British use of cluster bombs condemned
Weapons make battlefield safer, Hoon says
Richard Norton-Taylor and Owen Bowcott
Friday April 4, 2003
The Guardian
British and American forces were accused yesterday of breaking international rules of war after admitting that they were using cluster bombs against targets in Iraq.
Presented with a storm of criticism, the Ministry of Defense admitted that Israeli-manufactured cluster shells had been fired by the Royal Artillerys long-range howitzers around Basra.
It also said that RAF Harrier jets had dropped RBL755 cluster bombs on targets in Iraq. The weapons, which scatter 147 bomblets over a wide area, have an estimated 10% failure rate, leaving unexploded munitions which humanitarian groups say are as dangerous as landmines. Yellow in color and the size of soft-drink cans, they are attractive to children in particular.
British howitzers with a range of 30 km have fired Israeli-made L20 cluster shells on targets described by the MoD as in the open. Though they are designed to self-destruct if they fail to detonate, they contain 49 bomblets which are lethal over a large area and have a failure rate of up to 5%.
US forces, meanwhile, have been showering batteries of cluster weapons on Iraqi targets with multi-launch rocket systems.
Iraqs information minister accused US-led forces of dropping cluster bombs on Baghdad on Thursday, killing 14 people and wounding 66.
This morning, these criminals dropped cluster bombs on the Douri residential area of Baghdad, and 14 people - men, women and children - were martyred and 66 were wounded, Mohammed Saeed al-Sahaf told a news conference.
US and British commanders insist they would not drop cluster bombs in places where there are civilians present.
The chief doctor at the general teaching hospital in Hula, six miles south of Baghdad, said this week that 33 civilians had been killed, and 100 injured, after a cluster bomb attack. The US central command in Qatar is investigating the report.

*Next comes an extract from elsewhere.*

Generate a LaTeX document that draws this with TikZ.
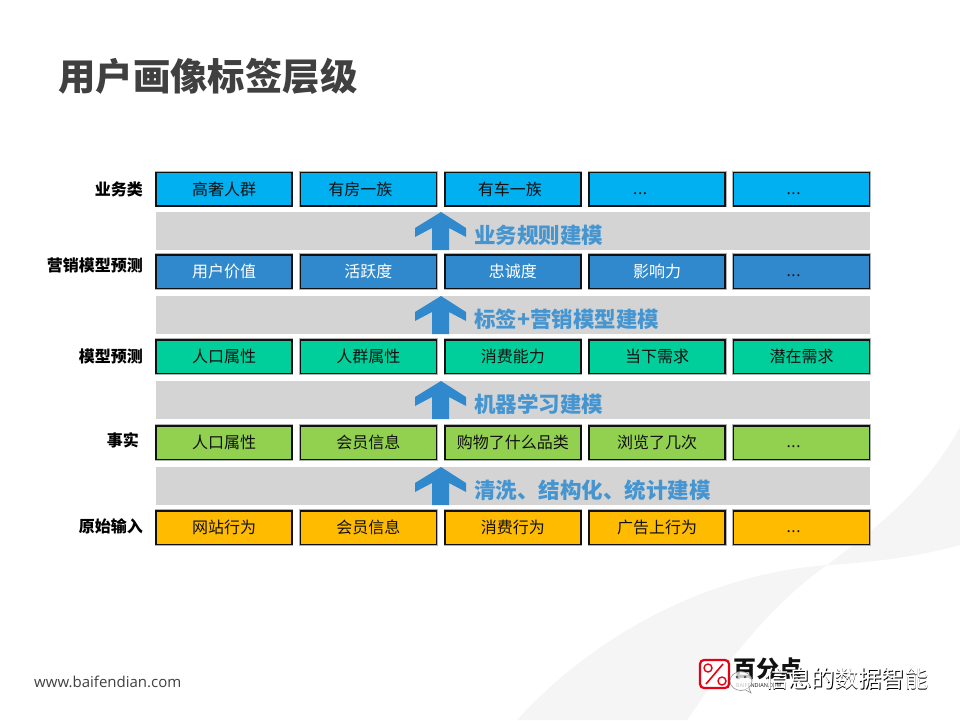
\documentclass[tikz,border=0pt]{standalone}
\usepackage{fontspec}
\setmainfont{Noto Sans CJK SC}
\newfontfamily\latinfont{Open Sans}
\usetikzlibrary{calc,positioning}
\definecolor{ink}{HTML}{111111}
\definecolor{titlegray}{HTML}{404040}
\definecolor{bandgray}{HTML}{D4D4D4}
\definecolor{swoosh}{HTML}{F5F5F6}
\definecolor{sky}{HTML}{00B0F0}
\definecolor{steel}{HTML}{3089CC}
\definecolor{mint}{HTML}{00CF9B}
\definecolor{leaf}{HTML}{92D050}
\definecolor{gold}{HTML}{FFBB00}
\definecolor{logored}{HTML}{E60012}
\newcommand{\nudge}[2]{\makebox[0pt]{\kern#1pt\kern#1pt #2}}
\newcommand{\more}{\raisebox{-5pt}[0pt][0pt]{\latinfont{.}\kern0.6pt{.}\kern0.6pt{.}}}
\tikzset{
  cellbox/.style={draw=ink,line width=1.5pt,preaction={draw=black!30,line width=2.6pt},minimum width=136pt,minimum height=33.5pt,inner sep=0pt,text=ink,font=\fontsize{16}{18}\selectfont},
  bandbox/.style={fill=bandgray,minimum width=714pt,minimum height=38pt,inner sep=0pt},
  bandtext/.style={anchor=west,inner sep=0pt,text=steel!90!white,font=\fontsize{21.5}{24}\selectfont\bfseries},
  rowlabel/.style={anchor=east,inner sep=0pt,text=black,font=\fontsize{16}{18}\selectfont\bfseries},
  uparrow/.style={fill=steel}
}
\begin{document}
\begin{tikzpicture}[x=1pt,y=-1pt]
    \useasboundingbox (0,0) rectangle (960,720);
    % background
    \fill[swoosh] (517,720) .. controls (590,640) and (700,575) .. (827,565)
      .. controls (880,562) and (925,555) .. (960,545) -- (960,427)
      .. controls (925,490) and (880,525) .. (827,565)
      .. controls (770,605) and (725,665) .. (687,720) -- cycle;

    \node[anchor=west,inner sep=0pt,text=titlegray,font=\fontsize{37.4}{40}\selectfont\bfseries] (title) at (58,76) {用户画像标签层级};

    % gray bands with arrows
    \foreach \y/\t [count=\i] in {231/业务规则建模,315/标签+营销模型建模,400/机器学习建模,486/清洗、结构化、统计建模} {
      \node[bandbox] (band\i) at (513,\y) {};
      \fill[uparrow] (441,\y-19) -- (466,\y-3) -- (466,\y+6) -- (449,\y-3) -- (449,\y+19)
        -- (432,\y+19) -- (432,\y-3) -- (415,\y+6) -- (415,\y-3) -- cycle;
      \node[bandtext] (bandtext\i) at (474,\y+4) {\t};
    }

    % five rows of cells
    \foreach \t [count=\i] in {高奢人群,\nudge{-8}{有房一族},\nudge{-3}{有车一族},\nudge{-17}{\more},\nudge{-8}{\more}} {
      \node[cellbox,fill=sky] (biz\i) at ({224+144.4*(\i-1)},189) {\t};
    }
    \foreach \t [count=\i] in {用户价值,活跃度,忠诚度,影响力} {
      \node[cellbox,fill=steel,text=white] (mkt\i) at ({224+144.4*(\i-1)},271.5) {\t};
    }
    \node[cellbox,fill=steel] (mkt5) at (801.6,271.5) {\nudge{-8}{\more}};
    \foreach \t [count=\i] in {人口属性,人群属性,消费能力,当下需求,潜在需求} {
      \node[cellbox,fill=mint] (pred\i) at ({224+144.4*(\i-1)},356.5) {\t};
    }
    \foreach \t [count=\i] in {人口属性,会员信息,购物了什么品类,浏览了几次,\nudge{-8}{\more}} {
      \node[cellbox,fill=leaf] (fact\i) at ({224+144.4*(\i-1)},442.5) {\t};
    }
    \foreach \t [count=\i] in {网站行为,会员信息,消费行为,广告上行为,\nudge{-8}{\more}} {
      \node[cellbox,fill=gold] (raw\i) at ({224+144.4*(\i-1)},527.5) {\t};
    }

    % row names
    \node[rowlabel] (lbiz) at (143,189) {业务类};
    \node[rowlabel] (lmkt) at (143,265) {营销模型预测};
    \node[rowlabel] (lpred) at (143,356) {模型预测};
    \node[rowlabel] (lfact) at (139,440) {事实};
    \node[rowlabel] (lraw) at (143,526) {原始输入};

    % footer
    \node[anchor=west,inner sep=0pt,text=titlegray,font=\latinfont\fontsize{15}{16}\selectfont] (site) at (34,682) {www.baifendian.com};
    \draw[logored,line width=2.2pt,fill=white,rounded corners=4pt] (700,660) rectangle (729,688);
    \draw[logored,line width=1.6pt] (706,684) -- (723,664);
    \draw[logored,line width=1.4pt] (708,668) circle (4pt);
    \draw[logored,line width=1.4pt] (722,681) circle (4pt);
    \node[anchor=west,inner sep=0pt,text=ink,font=\fontsize{23}{25}\selectfont\bfseries] (logo) at (733,669) {百分点};
    \node[anchor=west,inner sep=0pt,text=ink,font=\latinfont\fontsize{5.5}{6}\selectfont] (logosub) at (736,686) {BAIFENDIAN.COM};
    \draw[black!45,line width=0.6pt,fill=white,fill opacity=0.75] (741,681) ellipse (11pt and 9.5pt);
    \draw[black!45,line width=0.6pt,fill=white] (745,689.5) -- (751,693) -- (749,688);
    \fill[black!70] (737,677) circle (1.3pt) (745,677) circle (1.3pt);
    \node[anchor=west,inner sep=0pt,text=black,font=\fontsize{23.3}{25}\selectfont] (markshade) at (765.6,679.6) {信息的数据智能};
    \node[anchor=west,inner sep=0pt,text=white,font=\fontsize{23.3}{25}\selectfont] (mark) at (765,679) {信息的数据智能};
\end{tikzpicture}
\end{document}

American military officials said yesterday that US B-52 bombers had for the first time dropped six new CBU-105 bombs - guided 500 kg cluster bombs - on Iraqi tanks defending Baghdad.
Cohn King, author of Janes explosive ordnance disposal guide and a British army bomb disposal expert in the 1991 Gulf war, said yesterday: Cluster bombs have a very bad reputation, which they deserve.
Richard Lloyd, director of the campaigning group Landmine Action said yesterday: Dropping cluster bombs on Iraq contradicts any government claim to minimize civilian casualties. Cluster weapons are prone to missing their targets and killing civilians.
Alex Renton, overseeing Oxfams aid work from Jordan, said the cluster shells could cause unnecessary harm. The UN childrens fund, Unicef, expressed concern that Iraqi children might confuse the yellow food packets being handed out by American forces with the bomblets, which had identical coloring.
In the Commons, the defense secretary, Geoffrey Hoon, accepted there were risks with cluster bombs.
He said that though the failure rate was very small they did leave a continuing problem. Mr Hoon added: Balanced against that you really have got to face up to the issue of whether you are going to allow coalition forces to be put at risk because we do not use this particular capability.
It would be necessary to use far larger weapons to deal with the same problem if cluster bombs were ruled out, he said.
Cluster weapons were used when it was absolutely justified ... because it is making the battlefield safer for our armed forces, said Mr Hoon.
Adam Ingram, the armed forces minister, has said in a written parliamentary reply that British Challenger 2 tanks in southern Iraq have fired depleted uranium shells. The post-conflict administrators of Iraq will be responsible for monitoring DU levels in the environment and cordoning off and decontaminating sites of penetrator impacts, he told the Labor MP Llewellyn Smith.
Human Rights Watch said yesterday that Iraqi forces stored more than 150 landmines in a mosque containing the tombs of Kurdish martyrs in violation of humanitarian law. The stockpile of abandoned anti-personnel devices was discovered several days ago in northern Iraq by a team from the Mines Advisory Group, a British mine removal charity.
Although Iraq is not party to the 1997 Mine Ban Treaty, said Steve Goose, executive director of the arms division of Human Rights Watch, any use of anti-personnel mines by any armed force is prohibited by customary international humanitarian law, since they are inherently indiscriminate weapons.